在往教室飛快瞥去的一眼中,廖南梟看到30多個同學爭先恐後地往出擠著。有人被板凳絆倒了。兩層樓,八個教室的學生,此刻都擠向設置在樓中間的約兩米寬的樓梯。擁擠中,廖南梟看到葉庚摔倒在第二段樓梯上。狹窄的樓梯,無序的逃離堵住了學生們的求生路。
倖存學生田傑記得,地震開始時,走廊裏擠滿了逃生的同學。大家互相擁擠,被擠得無法行動的女生只能蹲在地上大哭,同學逃生時曾有人大喊老師,但沒有回應。“轟”的一聲巨響,灰塵在廖南梟身後騰起半天高。他沒回頭,也沒停步,一口氣跑到校門口。他不知道,剛剛一起侃大山的劉子宇、王龍志,再也沒能出來。
幼兒園160余位小朋友獲救
這所小學內設有一家幼兒園,正是教員熊英和多位老師的努力,才將午睡中的160多個孩子從死神那兒拽回來。在保護小朋友們時,熊英邊跑邊念叨著,祈禱女兒劉新月能安然無恙。
14點50分,她跑到女兒所在的三層教學樓,發現樓“不在了”,地面僅有數米高的殘磚斷瓦。那時,已有一兩百人在廢墟上瘋狂刨挖,喊著孩子們的名字。
熊英衝過去,也開始用兩手亂刨。15點十幾分,她在一個水泥板的小縫隙中,看到女兒的臉,只是她雙眼緊閉。撿走磚塊,拂去灰塵,水泥板紋絲不動。熊英拍著女兒的臉,將清水倒在她的臉蛋上,不停呼喚其小名。
18時許,吊車開始吊起水泥板。劉新月和許多孩子的身體一起露了出來。這是原本的樓梯位置,孩子們小小的身體一個疊一個,幾乎全身發紫。
趙春南之母靠在丈夫懷裏顫抖
5月21日14時,學校正門至坍塌校舍之間的道路,擠滿了前來祭奠孩子的家長們。14點28分,祭奠開始,哀樂響起,趙春南的母親沒有哭,瘦小的她只是依偎在丈夫懷裏輕輕顫抖。
“綿竹市坍塌了11所小學,我一直在想這是為什麼。”綿竹市教育局副局長朱琦稱,這次地震全市死亡的學生接近兩千,他很痛心。為什麼學校的教室如此脆弱,他也始終在調查。

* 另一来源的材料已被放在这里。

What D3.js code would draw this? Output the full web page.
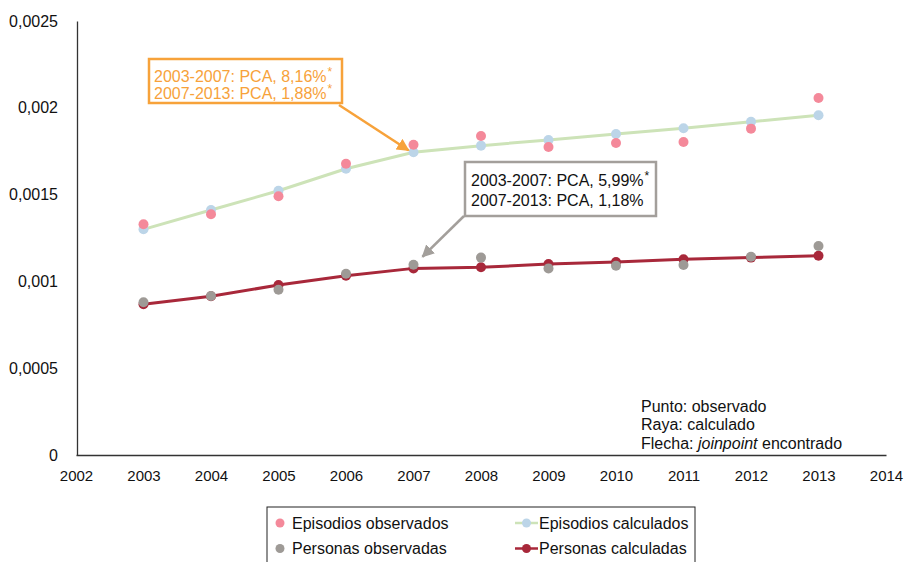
<!DOCTYPE html>
<html><head><meta charset="utf-8">
<script src="https://cdn.jsdelivr.net/npm/d3@7/dist/d3.min.js"></script>
<style>
html,body{margin:0;padding:0;background:#fff;}
svg text{font-family:"Liberation Sans",Arial,sans-serif;}
</style></head>
<body>
<svg id="chart" width="904" height="562"></svg>
<script>
const years = [2003,2004,2005,2006,2007,2008,2009,2010,2011,2012,2013];
const episodiosObservados = [0.001329,0.001387,0.001490,0.001678,0.001787,0.001838,0.001774,0.001797,0.001803,0.001880,0.002056];
const episodiosCalculados = [0.001300,0.001411,0.001522,0.001649,0.001744,0.001782,0.001815,0.001849,0.001882,0.001920,0.001957];
const personasObservadas = [0.000880,0.000916,0.000952,0.001044,0.001096,0.001137,0.001075,0.001090,0.001094,0.001142,0.001204];
const personasCalculadas = [0.000868,0.000914,0.000979,0.001033,0.001075,0.001081,0.001100,0.001112,0.001127,0.001137,0.001148];
const xTicks = [2002,2003,2004,2005,2006,2007,2008,2009,2010,2011,2012,2013,2014];
const yTicks = [0,0.0005,0.001,0.0015,0.002,0.0025];
const yTickLabels = ["0","0,0005","0,001","0,0015","0,002","0,0025"];
const legendLabels = ["Episodios observados","Episodios calculados","Personas observadas","Personas calculadas"];
const noteLines = ["Punto: observado","Raya: calculado","Flecha: "];
const annoEpisodios = ["2003-2007: PCA, 8,16%","2007-2013: PCA, 1,88%"];
const annoEpisodiosStar = [true,true];
const annoPersonas = ["2003-2007: PCA, 5,99%","2007-2013: PCA, 1,18%"];
const annoPersonasStar = [true,false];

const C = {pink:"#f4899a", blue:"#bcd5e8", green:"#cde3b8", gray:"#9e9a96", red:"#a8283a", orange:"#f7a23a", grayBox:"#a39f9b"};
const FS = 16;

const svg = d3.select("#chart");
const x = d3.scaleLinear().domain([2002,2014]).range([76,886]);
const y = d3.scaleLinear().domain([0,0.0025]).range([455,21]);

// axes
const xAxis = svg.append("g").attr("transform",`translate(0,${y(0)})`)
  .call(d3.axisBottom(x).tickValues(xTicks).tickFormat(d3.format("d")).tickSize(0).tickPadding(15));
xAxis.select(".domain").attr("stroke","#333").attr("stroke-width",1.3);
xAxis.selectAll("text").attr("font-size",15).attr("fill","#111").style("font-family","'Liberation Sans',Arial,sans-serif");

const yAxis = svg.append("g").attr("transform",`translate(${x(2002)+1},0)`)
  .call(d3.axisLeft(y).tickValues(yTicks).tickFormat((d,i)=>yTickLabels[i]).tickSize(0).tickPadding(19));
yAxis.select(".domain").attr("stroke","#333").attr("stroke-width",1.3);
yAxis.selectAll("text").attr("font-size",FS).attr("fill","#111").style("font-family","'Liberation Sans',Arial,sans-serif");

const line = d3.line().x((d,i)=>x(years[i])).y(d=>y(d));
const plot = svg.append("g");

// calculated series
plot.append("path").datum(episodiosCalculados).attr("d",line).attr("fill","none").attr("stroke",C.green).attr("stroke-width",3);
plot.selectAll(".ec").data(episodiosCalculados).enter().append("circle")
  .attr("cx",(d,i)=>x(years[i])).attr("cy",d=>y(d)).attr("r",5).attr("fill",C.blue);
plot.append("path").datum(personasCalculadas).attr("d",line).attr("fill","none").attr("stroke",C.red).attr("stroke-width",3);
plot.selectAll(".pc").data(personasCalculadas).enter().append("circle")
  .attr("cx",(d,i)=>x(years[i])).attr("cy",d=>y(d)).attr("r",5).attr("fill",C.red);
// observed series
plot.selectAll(".eo").data(episodiosObservados).enter().append("circle")
  .attr("cx",(d,i)=>x(years[i])).attr("cy",d=>y(d)).attr("r",5).attr("fill",C.pink);
plot.selectAll(".po").data(personasObservadas).enter().append("circle")
  .attr("cx",(d,i)=>x(years[i])).attr("cy",d=>y(d)).attr("r",5).attr("fill",C.gray);

// arrow markers
const defs = svg.append("defs");
function mk(id,color){
  defs.append("marker").attr("id",id).attr("viewBox","0 0 10 10").attr("refX",9).attr("refY",5)
    .attr("markerWidth",5).attr("markerHeight",5).attr("markerUnits","strokeWidth").attr("orient","auto")
    .append("path").attr("d","M0,0 L10,5 L0,10 z").attr("fill",color);
}
mk("arrO",C.orange); mk("arrG",C.grayBox);

const jx = x(2007);
// orange annotation
const bo = {x:149, y:59, w:193, h:44};
svg.append("rect").attr("x",bo.x).attr("y",bo.y).attr("width",bo.w).attr("height",bo.h)
  .attr("fill","#fff").attr("stroke",C.orange).attr("stroke-width",2.5);
annoEpisodios.forEach((t,i)=>{
  const tx = svg.append("text").attr("x",bo.x+5).attr("y",bo.y+22.5+i*17).attr("font-size",FS).attr("fill",C.orange).text(t);
  if(annoEpisodiosStar[i]) tx.append("tspan").attr("font-size",12).attr("dx",1).attr("dy",-6).text("*");
});
svg.append("line").attr("x1",bo.x+bo.w-3).attr("y1",bo.y+bo.h+2).attr("x2",jx-5).attr("y2",y(episodiosCalculados[4])-2)
  .attr("stroke",C.orange).attr("stroke-width",2.5).attr("marker-end","url(#arrO)");

// gray annotation
const bg = {x:465, y:162, w:191, h:54};
svg.append("rect").attr("x",bg.x).attr("y",bg.y).attr("width",bg.w).attr("height",bg.h)
  .attr("fill","#fff").attr("stroke",C.grayBox).attr("stroke-width",2.5);
annoPersonas.forEach((t,i)=>{
  const tx = svg.append("text").attr("x",bg.x+6).attr("y",bg.y+24+i*20).attr("font-size",FS).attr("fill","#111").text(t);
  if(annoPersonasStar[i]) tx.append("tspan").attr("font-size",12).attr("dx",1).attr("dy",-6).text("*");
});
svg.append("line").attr("x1",bg.x-1).attr("y1",bg.y+bg.h).attr("x2",jx+9).attr("y2",y(personasObservadas[4])-8)
  .attr("stroke",C.grayBox).attr("stroke-width",2.5).attr("marker-end","url(#arrG)");

// note
const note = svg.append("g");
noteLines.forEach((t,i)=>{
  const tx = note.append("text").attr("x",641).attr("y",411.5+i*18.5).attr("font-size",FS).attr("fill","#111").text(t);
  if(i===2){
    tx.append("tspan").attr("font-style","italic").text("joinpoint");
    tx.append("tspan").text(" encontrado");
  }
});

// legend
const lg = svg.append("g");
lg.append("rect").attr("x",267).attr("y",507).attr("width",428).attr("height",80)
  .attr("fill","#fff").attr("stroke","#222").attr("stroke-width",1);
const lgItems = [
  {label:legendLabels[0], c:C.pink, line:null, col:0, row:0},
  {label:legendLabels[1], c:C.blue, line:C.green, col:1, row:0},
  {label:legendLabels[2], c:C.gray, line:null, col:0, row:1},
  {label:legendLabels[3], c:C.red, line:C.red, col:1, row:1}
];
lgItems.forEach(it=>{
  const cy = 523 + it.row*25.5;
  if(it.col===0){
    lg.append("circle").attr("cx",280).attr("cy",cy).attr("r",4.5).attr("fill",it.c);
    lg.append("text").attr("x",292).attr("y",cy+5.5).attr("font-size",FS).attr("fill","#111").text(it.label);
  } else {
    lg.append("line").attr("x1",515).attr("x2",538).attr("y1",cy).attr("y2",cy).attr("stroke",it.line).attr("stroke-width",2.5);
    lg.append("circle").attr("cx",526.5).attr("cy",cy).attr("r",4.5).attr("fill",it.c);
    lg.append("text").attr("x",539).attr("y",cy+5.5).attr("font-size",FS).attr("fill","#111").text(it.label);
  }
});
</script>
</body></html>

目前他了解的情況是,此次很多學校坍塌的原因有二,一是,教室的房間跨度大,缺少支撐;二是,此次地震震動朝東西向擴散,因此處在這一方向的教學樓損毀嚴重,而南北向的房屋損毀程度則較輕。
朱琦坦言,此次地震暴露出以往防震準備不足和經驗缺乏的問題,比如現在1989年以後的房子抗震標準是七級,實際能達到六級,若遇見教室這樣特殊的房屋結構,其抗震能力還將下降。
15時,追悼會結束,綿竹下起小雨。家長們陸續離開學校,望著他們,朱琦自言自語,“學校沒了,娃娃沒了,這課啥時能上起來。”